NON au littérairement correct!
de Éric Dejaeger

critiqué par Kinbote, le 18 juillet 2011
(Jumet - 65 ans)


La note:  étoiles
Irréflexions & listes potachères
À propos des aphorismes (de Jean-Philippe Querton), Éric Dejaeger écrit justement: « Tout comme il existe différents types de romans, on trouve aussi toute une série de types d’aphorismes. » Et, dans le même ordre d’idée, on peut dire qu’un auteur d’aphorismes a aussi ses thèmes de prédilection, et, en l’occurrence, puisque ceux-ci se classent dans la catégorie des « humoristiques calembouresques mordants » qu’aime l’auteur, ses têtes de turc.

Il s’agit des intouchables, de ceux sur lesquels on ne peut rien dire, ou qui font en sorte de présenter d’eux une image lisse, conforme. Et aujourd’hui comme hier, ce sont les mêmes : les Églises, la famille royale, les politiciens de tous bords... Cercle qu’Éric a élargi à d’autres domaines: l’anorexie, la Star ac’, l’enseignement, les poètes... Sans omettre de préciser par ailleurs qu’il « adore écrire au subjectif imparfait ».

« Même si un politicien se lave tous les jours, il se mouille rarement. »

« Renaissance : mettre l’homme, et non le poète, au centre du poème. »

« Il n’y a qu’un illettré pour accepter de devenir une bombe. »

« Aux Seychelles, l’écrivain connaît l’angoisse de la plage blanche. »

Pour écrire cela, on devine que Dejaeger ne lâche jamais de vue la langue, ne lui permet aucun écart ou plutôt qu’il s’autorise des écarts avec le langage tel qu’il se pratique communément (le « littérairement correct » du titre) par le jeu des calembours, des contrepèteries... mais pas seulement.
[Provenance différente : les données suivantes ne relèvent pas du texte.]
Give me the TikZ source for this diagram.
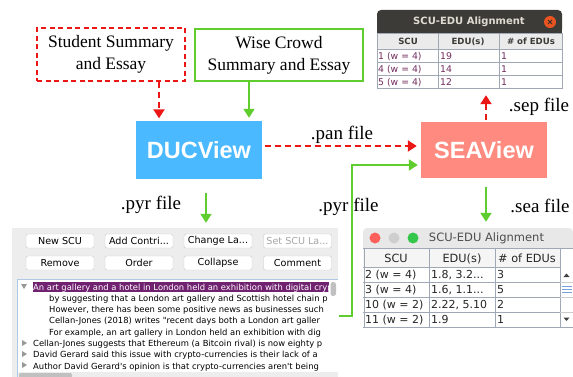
\documentclass[tikz,border=0pt]{standalone}
\usepackage{fontspec}
\setmainfont{Liberation Serif}
\newfontfamily\hvb{Liberation Sans}
\newfontfamily\ui{DejaVu Sans}
\usetikzlibrary{arrows.meta}
\definecolor{myred}{RGB}{235,22,22}
\definecolor{mygreen}{RGB}{95,205,45}
\definecolor{ducblue}{RGB}{74,185,255}
\definecolor{seasalmon}{RGB}{255,138,128}
\definecolor{titledark}{RGB}{60,59,55}
\definecolor{titletext}{RGB}{223,219,210}
\definecolor{ubclose}{RGB}{233,84,32}
\definecolor{gridc}{RGB}{160,168,182}
\definecolor{cellc}{RGB}{115,45,95}
\definecolor{panelgrey}{RGB}{237,237,237}
\definecolor{btnborder}{RGB}{200,200,200}
\definecolor{selpurple}{RGB}{112,34,112}
\definecolor{macgrey}{RGB}{232,232,232}
\definecolor{mactext}{RGB}{77,77,77}
\definecolor{macred}{RGB}{252,96,92}
\definecolor{macgreen}{RGB}{52,199,73}
\definecolor{macdot}{RGB}{206,206,206}
\definecolor{treeborder}{RGB}{175,200,230}
\definecolor{thumbgrey}{RGB}{192,192,192}
\definecolor{scrollblue}{RGB}{120,160,220}
\begin{document}
\begin{tikzpicture}[x=1pt,y=-1pt,
  redarrow/.style={myred, line width=2.4pt, dash pattern=on 6pt off 4pt, -{Triangle[length=9pt,width=11pt]}},
  greenarrow/.style={mygreen, line width=2pt, -{Triangle[length=9pt,width=11pt]}},
  lbl/.style={font=\fontsize{19}{22}\selectfont, inner sep=0},
  txtbox/.style={font=\fontsize{17.5}{22}\selectfont, align=center, inner sep=0},
  appbox/.style={font=\hvb\bfseries\fontsize{23.5}{26}\selectfont, text=white, inner sep=0},
  btn/.style={draw=btnborder, fill=white, rounded corners=2pt, minimum width=68pt, minimum height=14pt, inner sep=0, font=\ui\fontsize{9.6}{10}\selectfont},
  tline/.style={anchor=base west, inner sep=0, font=\ui\fontsize{8.4}{10}\selectfont},
  twhead/.style={inner sep=0, anchor=base, font=\ui\bfseries\fontsize{8.6}{10}\selectfont, text=titledark},
  twcell/.style={inner sep=0, anchor=base west, font=\ui\fontsize{9.3}{10}\selectfont, text=cellc},
  bwhead/.style={inner sep=0, anchor=base, font=\ui\fontsize{11.3}{12}\selectfont, text=black!85},
  bwcell/.style={inner sep=0, anchor=base west, font=\ui\fontsize{11}{12}\selectfont, text=black!85}
]
\useasboundingbox (0,0) rectangle (573,377);

% ---------- top boxes ----------
\node[txtbox, draw=myred, line width=2.3pt, dash pattern=on 5pt off 3.5pt,
      minimum width=148pt, minimum height=53pt] (stu) at (111,54.5) {Student Summary\\and Essay};
\node[txtbox, draw=mygreen, line width=1.6pt,
      minimum width=168pt, minimum height=52pt] (wise) at (279,55) {Wise Crowd\\Summary and Essay};

% ---------- app boxes ----------
\node[appbox, fill=ducblue, minimum width=126pt, minimum height=58pt] (duc) at (199,150) {DUCView};
\node[appbox, fill=seasalmon, minimum width=126pt, minimum height=56pt] (sea) at (484,150) {SEAView};

% ---------- window placeholders ----------
\node[inner sep=0, minimum width=185pt, minimum height=79pt] (tw) at (469.5,49.5) {};
\node[inner sep=0, minimum width=210pt, minimum height=99pt] (bw) at (468,277.5) {};
\node[inner sep=0, minimum width=326pt, minimum height=149pt] (dw) at (175,302.5) {};

% ---------- top-right Ubuntu window ----------
\fill[white] (377,33) rectangle (562,89);
\fill[titledark, rounded corners=4pt] (377,10) rectangle (562,33);
\fill[titledark] (377,24) rectangle (562,33);
\node[inner sep=0, font=\ui\bfseries\fontsize{10}{12}\selectfont, text=titletext] (twtitle) at (469,22) {SCU-EDU Alignment};
\fill[ubclose] (550,22) circle (6pt);
\draw[titledark!80!black, line width=0.9pt] (548,20) -- (552,24) (552,20) -- (548,24);
\fill[black!8] (377,34) rectangle (562,49);
\draw[gridc, line width=0.8pt] (377,33) rectangle (562,88);
\draw[gridc, line width=0.8pt] (377,49) -- (562,49) (377,62) -- (562,62) (377,75) -- (562,75);
\draw[gridc, line width=0.8pt] (438,33) -- (438,88) (499,33) -- (499,88);
\node[twhead] at (408,45) {SCU};
\node[twhead] at (468,45) {EDU(s)};
\node[twhead] at (531,45) {\# of EDUs};
\node[twcell] at (378,59.3) {1 (w = 4)};
\node[twcell] at (440,59.3) {19};
\node[twcell] at (501,59.3) {1};
\node[twcell] at (378,72.3) {4 (w = 4)};
\node[twcell] at (440,72.3) {14};
\node[twcell] at (501,72.3) {1};
\node[twcell] at (378,85.3) {5 (w = 4)};
\node[twcell] at (440,85.3) {12};
\node[twcell] at (501,85.3) {1};

% ---------- bottom-right Mac window ----------
\fill[white] (363,248) rectangle (573,327);
\fill[macgrey, rounded corners=4pt] (363,228) rectangle (573,248);
\fill[macgrey] (363,238) rectangle (573,248);
\fill[macred] (375,238) circle (5.5pt);
\fill[macdot] (394,238) circle (5.5pt);
\fill[macgreen] (413,238) circle (5.5pt);
\node[inner sep=0, font=\ui\fontsize{11.5}{13}\selectfont, text=mactext] (bwtitle) at (486.5,238.5) {SCU-EDU Alignment};
\fill[black!4] (363,248) rectangle (560,267);
\draw[gridc, line width=0.9pt] (363,248) -- (573,248);
\draw[gridc, line width=0.9pt] (363,267) -- (560,267) (363,282) -- (560,282) (363,297) -- (560,297) (363,312) -- (560,312) (363,327) -- (573,327);
\draw[gridc, line width=0.9pt] (364,248) -- (364,327) (429,248) -- (429,327) (495,248) -- (495,327) (560,248) -- (560,327);
\draw[black!20, line width=0.6pt] (560,282) -- (573,282) (560,297) -- (573,297) (560,312) -- (573,312);
\node[bwhead] at (396,262) {SCU};
\node[bwhead] at (462,262) {EDU(s)};
\node[bwhead] at (527,262) {\# of EDUs};
\node[bwcell] at (365,278.7) {2 (w = 4)};
\node[bwcell] at (431,278.7) {1.8, 3.2...};
\node[bwcell] at (497,278.7) {3};
\node[bwcell] at (365,293.7) {3 (w = 4)};
\node[bwcell] at (431,293.7) {1.6, 1.1...};
\node[bwcell] at (497,293.7) {5};
\node[bwcell] at (365,308.7) {10 (w = 2)};
\node[bwcell] at (431,308.7) {2.22, 5.10};
\node[bwcell] at (497,308.7) {2};
\node[bwcell] at (365,323.7) {11 (w = 2)};
\node[bwcell] at (431,323.7) {1.9};
\node[bwcell] at (497,323.7) {1};
\fill[black!75] (563.5,277) -- (569.5,277) -- (566.5,273.5) -- cycle;
\fill[black!75] (563.5,317.5) -- (569.5,317.5) -- (566.5,321) -- cycle;
\draw[scrollblue, line width=0.8pt] (562,286.5) -- (572,286.5) (562,289.5) -- (572,289.5) (562,292.5) -- (572,292.5);

% ---------- DUCView screenshot ----------
\fill[panelgrey] (12,228) rectangle (338,377);
\node[btn] (b1) at (60,241) {New SCU};
\node[btn] (b2) at (139,241) {Add Contri...};
\node[btn] (b3) at (218,241) {Change La...};
\node[btn, text=black!35] (b4) at (297.5,241) {Set SCU La...};
\node[btn] (b5) at (60,263) {Remove};
\node[btn] (b6) at (139,263) {Order};
\node[btn] (b7) at (218,263) {Collapse};
\node[btn] (b8) at (297.5,263) {Comment};
\fill[white] (17,279) rectangle (338,372);
\draw[treeborder, line width=0.8pt] (338,279) -- (17,279) -- (17,377);
\fill[selpurple] (33,282) rectangle (329,292);
\fill[black!40] (21,284) -- (27,284) -- (24,289) -- cycle;
\foreach \yy in {343,354,365} {\fill[black!40] (22,\yy-3) -- (22,\yy+3) -- (27,\yy) -- cycle;}
\fill[thumbgrey, rounded corners=2.5pt] (330.5,282) rectangle (336,296);
\fill[thumbgrey, rounded corners=2pt] (19,373) rectangle (72,378);
\begin{scope}
\clip (17,279) rectangle (328.5,372);
\node[tline, text=white] at (33,290) {An art gallery and a hotel in London held an exhibition with digital crypto};
\node[tline] at (49,301.3) {by suggesting that a London art gallery and Scottish hotel chain p};
\node[tline] at (49,312.6) {However, there has been some positive news as businesses such};
\node[tline] at (49,323.9) {Cellan-Jones (2018) writes "recent days both a London art galler};
\node[tline] at (49,335.2) {For example, an art gallery in London held an exhibition with dig};
\node[tline] at (33,346.5) {Cellan-Jones suggests that Ethereum (a Bitcoin rival) is now eighty p};
\node[tline] at (33,357.8) {David Gerard said this issue with crypto-currencies is their lack of a};
\node[tline] at (33,369.1) {Author David Gerard's opinion is that crypto-currencies aren't being};
\end{scope}

% ---------- labels ----------
\node[lbl] (lpan) at (342,135) {.pan file};
\node[lbl] (lsep) at (539,107) {.sep file};
\node[lbl] (lsea) at (540,206) {.sea file};
\node[lbl] (lpyr1) at (151,205) {.pyr file};
\node[lbl] (lpyr2) at (348.5,207) {.pyr file};

% ---------- connectors ----------
\draw[redarrow, shorten >=2.5pt] (stu.south -| 159,0) -- (duc.north -| 159,0);
\draw[greenarrow, shorten >=3pt] (wise.south -| 249,0) -- (duc.north -| 249,0);
\draw[redarrow, shorten <=3pt, shorten >=4pt] ([yshift=4pt]duc.east) -- ([yshift=4pt]sea.west);
\draw[greenarrow, shorten >=3pt] ([yshift=-13.5pt,xshift=1pt]dw.east) -- ++(13,0) |- ([yshift=-15pt]sea.west);
\draw[greenarrow, shorten <=14pt, shorten >=5pt] (duc.south -| 206,0) -- (dw.north -| 206,0);
\draw[greenarrow, shorten <=9pt, shorten >=6pt] (sea.south -| 486,0) -- (bw.north -| 486,0);
\draw[redarrow, shorten <=2pt, shorten >=6pt] (sea.north -| 486,0) -- (tw.south -| 486,0);
\end{tikzpicture}
\end{document}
En travaillant (avec, sur) ses obsessions, il met au jour les travers et faux-semblants du monde. Comme ici, sur le mode de « guerre et pets », et en les reliant au mot précédent, il met en relation deux adjectifs qui ne s’étaient jamais rencontrés sur ce terrain...

« Quelle est la différence entre une guerre intestine et une guerre coloniale ? »

Dans cet autre aphorisme, on n’est pas loin du même processus.

« Ne pissez plus n’importe où ! Faites-le contre l’église de chiantologie. »

Par les détours de ce mode de pensée, on navigue aussi bien en plaine poésie, comme ici:

« Maquillée beau teint de téléphone. »

« Je rêve d’écrire un opérap »

« Ivre libre ! »

... Qu’en des contrées volontiers rocailleuses non dénuées de piquant et d’inventivité crue:
« A la naissance, j’ai reçu deux bourses littéraires. Depuis, j’écris avec mes couilles. »

Quand la langue dérape sous l’effet d’un conducteur de mots, ça donne forcément des têtes-à-queues... saisissants.

Comme les auteurs d’apophtegmes, Scutenaire en tête, Éric Dejaeger n’est pas avare de ses « irréflexions », comme il les appelle. Ce recueil en compte près de 250. Sans compter les nombreux qui interviennent dans les « listes potachères » qui occupent les pages de gauche du présent recueil.

André Stas nous met en garde dans son avant-propos sur les risques redoutables auxquels s’exposent les lecteurs de ces listes, pour tout dire, désopilantes. Lisez la « liste d’animaux pour le moins vicieux » (éléphantasme, lamasoutra...), la « liste de livres introuvables » (« Vacances en glaise » de Giacometti, « De l’inconvénient d’être nez » de Cyrano de Bergerac...) ou encore (parmi d’autres) la « liste de personnages malheureusement absents des aventures d’un célèbre gaulois » (Samprépus, jeune romain d’origine juive ; Sarcosix, traître gaulois...).

En résumé, le livre idéal à lire l’été sur la plage (c’est le moment) ou en hiver sur le canapé (avec maman).

Les collages sont d’Emilie Alenda, la photo de Sofia Bourdon.